How to morph from broker to consultant
Want to succeed? “Get out of the business of giving things away,” said Jack Kwicien, principal of Baltimore-based consultancy Daymark Advisors during a Wednesday panel at EBA’s Workplace Benefits Mania is Las Vegas. “You can’t define yourself as an access point to products or services. If you define yourself that way, you will be disintermediated by an exchange. Everyone has access to products. Your differentiator has to be your expertise.”
A simple way to become a consultant is to create a multi-year strategic benefit plan for a client, Kwicien, an EBA columnist, said. “You have to find unique services and processes that you bring to your clients.”
Amy Evans, president of Sherman Oaks, Calif.-based Colibiri Insurance Services, saw the need for consulting and has started working for groups that would normally not be a good fit as clients on the brokerage side of her agency, due to their size.
“You’ll hear ‘consulting’ over and over because you can assess a dollar amount to expertise,” she said. She currently works with a 350-employee company that just had an acquisition and hired her to guide them through the RFP process for a new broker.
That, in return, opened up a whole new group of prospects. “I’ve been doing this business in the Los Angeles area for 20 years and I know lots of key people at large companies that are not a good fit for my broker practice, but great for consulting,” she said. “It has doubled or tripled the client list I can tap into.”
Another strategy to help advisers thrive is social media, both Evans and Eric Silverman, principal of Bel Air, Md.-based Silverman Benefits Group, said.
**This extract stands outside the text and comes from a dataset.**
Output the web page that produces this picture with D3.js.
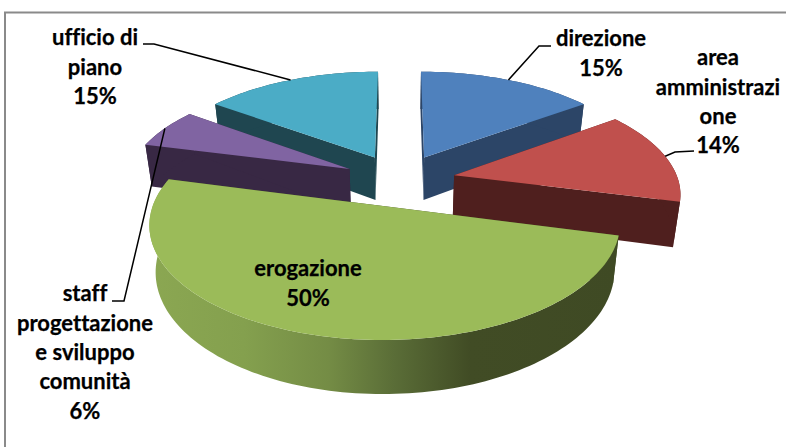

Social media allows clients and prospects to have an affinity for a broker before meeting them. “It is a great way to develop a prospect list,” said Evans, who made a decision to be active on Twitter and LinkedIn because it was free and, as a single-person agency, she had limited-to-no marketing budget.
Silverman added that he used to Google prospects before meeting with them, but no longer does that because he looks directly at their social accounts. “Try to get to know them,” he said. “It helps when prospecting if you can talk about things they are into.”
“It is incredibly important if you haven’t invested already in a presence on social media to do that,” Evans said, noting she had social media pages before her agency had a website. “It does not have to be complicated or every social media channel. People will get to know you before they meet you if you a have a voice on social media.”